Shifting The Capital To Chitwan

English: Map displaying Village Development Co...
English: Map displaying Village Development Committees in Chitawan District, Nepal (Photo credit: Wikipedia)
I just read on Facebook, and I like the idea. Chitwan/Narayanghat is ideal for capital city.

Kathmandu must be rebuilt, but the rebuilding has to be as a cultural city. Kathmandu has historic importance. And the heritage must be preserved.

But this tragedy has given the country a very real option to build a new capital city for itself. And I do think Chitwan/Narayanghat is most suited for it.

It has a central location. There is no drinking water issue there. There is no land issue. There is no air pollution issue there. It might be cheaper to build new buildings in Chitwan than to rebuild many of the damaged government buildings in Kathmandu.

Relief and reconstruction are not enough. The country has to seek resurgence from this terrible tragedy. This can also be a point of new departure for the country.

If the state is restructured for federalism, the federal government will be smaller in size, and fewer buildings will be needed.

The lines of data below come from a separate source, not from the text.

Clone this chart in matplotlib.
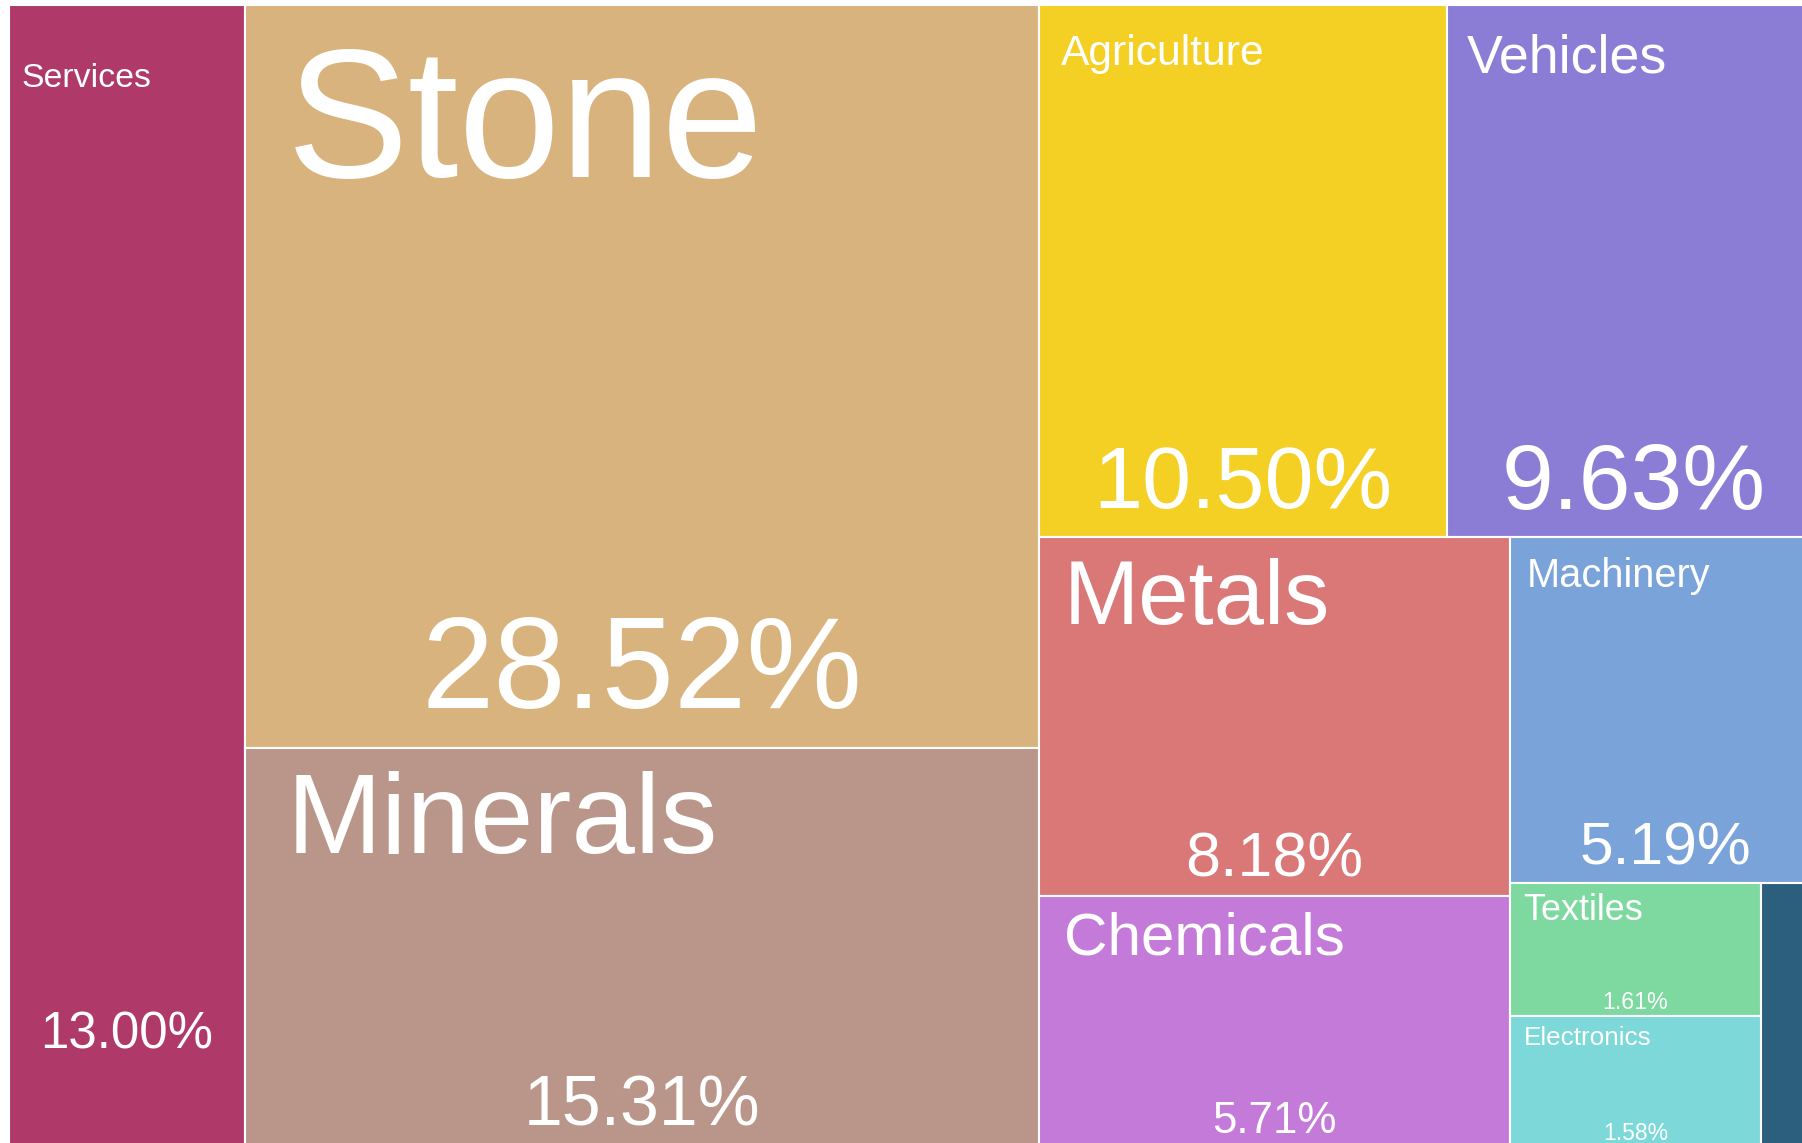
import matplotlib
matplotlib.use("Agg")
import matplotlib.pyplot as plt
from matplotlib.patches import Rectangle
from matplotlib.textpath import TextPath
from matplotlib.font_manager import FontProperties

# export shares in percent
top_names = ["Services"]
top_shares = [13.00]
goods_names = ["Stone", "Minerals", "Agriculture", "Vehicles", "Metals",
               "Chemicals", "Machinery", "Textiles", "Electronics", "Other"]
goods_shares = [28.52, 15.31, 10.50, 9.63, 8.18, 5.71, 5.19, 1.61, 1.58, 0.77]

colors = {
    "Services": "#af3a6a",
    "Stone": "#d8b37d",
    "Minerals": "#b99689",
    "Agriculture": "#f4d024",
    "Vehicles": "#8b7dd6",
    "Metals": "#d97877",
    "Machinery": "#7aa3da",
    "Chemicals": "#c47ad9",
    "Textiles": "#7dd99f",
    "Electronics": "#7dd8d9",
    "Other": "#2b5f7d",
}

FONT = "Liberation Sans"
fp = FontProperties(family=FONT)

# full treemap size (px); the screenshot only shows part of it
W, H = 1811.9, 1142.0
OFF_X, OFF_Y = 9.2, 4.7
FIG_W, FIG_H = 1802, 1143


def worst(row, side):
    s = sum(row)
    return max(max(side * side * a / (s * s), s * s / (side * side * a)) for a in row)


def squarify(vals, x, y, w, h):
    total = sum(vals)
    areas = [v / total * w * h for v in vals]
    rects = []
    i = 0
    while i < len(areas):
        side = min(w, h)
        row = [areas[i]]
        j = i + 1
        while j < len(areas) and worst(row + [areas[j]], side) <= worst(row, side):
            row.append(areas[j])
            j += 1
        s = sum(row)
        if w >= h:
            cw = s / h
            yy = y
            for a in row:
                rects.append((x, yy, cw, a / cw))
                yy += a / cw
            x += cw
            w -= cw
        else:
            rh = s / w
            xx = x
            for a in row:
                rects.append((xx, y, a / rh, rh))
                xx += a / rh
            y += rh
            h -= rh
        i = j
    return rects


def em_width(s):
    return TextPath((0, 0), s, size=1, prop=fp).get_extents().width


# services column first, then goods squarified in the rest
sv_w = top_shares[0] / 100 * W
tiles = [(top_names[0], top_shares[0], (0, 0, sv_w, H))]
for n, v, r in zip(goods_names, goods_shares,
                   squarify(goods_shares, sv_w, 0, W - sv_w, H)):
    tiles.append((n, v, r))

fig = plt.figure(figsize=(FIG_W / 100, FIG_H / 100), dpi=100)
ax = fig.add_axes([0, 0, 1, 1])
ax.set_xlim(-OFF_X, FIG_W - OFF_X)
ax.set_ylim(FIG_H - OFF_Y, -OFF_Y)
ax.axis("off")

px2pt = 0.72
for name, val, (x, y, w, h) in tiles:
    ax.add_patch(Rectangle((x, y), w, h, facecolor=colors[name],
                           edgecolor="white", linewidth=1.5))
    if val < 1:
        continue
    # name, top left
    name_px = 1.15 * w / len(name)
    ax.text(x + 0.053 * w, y + 3.45 + 0.0483 * h, name, color="white",
            fontsize=name_px * px2pt, family=FONT, ha="left", va="top")
    # share, bottom centre
    pct = "%.2f%%" % val
    pct_px = min(0.175 * h, 0.71 * w / em_width(pct))
    yc = y + h - 0.0971 * h - 0.1087 * pct_px
    ax.text(x + w / 2, yc + 0.358 * pct_px, pct, color="white",
            fontsize=pct_px * px2pt, family=FONT, ha="center", va="baseline")

fig.savefig("out.png", dpi=100, facecolor="white")
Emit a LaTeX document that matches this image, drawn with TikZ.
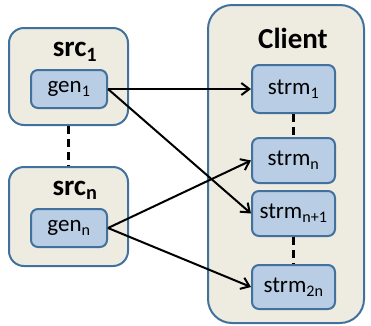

Most buildings in Kathmandu deemed uninhabitable or unsafe following quake
More than three-quarters of the buildings in Nepal’s capital, Kathmandu, are uninhabitable or unsafe following the 7.9-magnitude earthquake nine days ago, a new survey has revealed. ...... Assessments of 2,500 buildings carried out by more than 1,000 local engineers during the last four days have revealed that a fifth are no longer habitable and three-quarters need repairs before they can be considered safe....... “The sample is a random one and so representative of the city as a whole. The damage is bad. We are still discovering its extent and will have to do a full and thorough final assessment at some point,” said survey coordinator Drubha Thapa, president of the Nepali Engineers Association (NEA). ....... The new assessment indicates a much greater number of buildings will need repairing than previously estimated by the Nepalese government. Local officials have so far counted 153,000 buildings that are in ruins across the country, with another 170,000 damaged. The government of Nepal, one of the world’s poorest countries, has already said post-quake reconstruction may cost more than £6.5bn ($10bn). ...... Aftershocks continue to shake Kathmandu, convincing tens of thousands of people who are living under tarpaulins on open spaces that it is still too dangerous to return home. ...... “We have hardly met 20% of the demand of the people. We are having difficulties reaching affected areas due to a lack of vehicles and helicopters,” said Krishna Gyawali, the most senior bureaucrat in Sindhulpalchowk district. ...... “People are furious they haven’t anything,” said Uddhav Timilsina, chief district officer of Gorkha. However tensions have emerged between the international community and Nepalese officials. Major donors and western nations are frustrated by infighting within the deeply divided Nepalese government. .....

“It’s all about control, not coordination. They are not coming together to do the best they can for the people of Nepal,”

said one senior western aid official in Kathmandu. ....... Western officials have repeatedly forced the Nepalese prime minister, Sushil Koirala, 75, to overrule suggestions by ministers seeking to centralise the distribution of aid funds under government control. ...... There has also been a battle for overall responsibility for the disbursement of aid money between Ban Dev Gautam, the minister for home affairs, and the prime minister’s office. There are widespread fears that corruption too may weaken the relief effort....... “Everything is politicised, including many local NGOs,” the western official said. ..... The UN said eight million of Nepal’s 28 million people have been affected, with at least two million people needing tents, water, food and medicines over the next three months.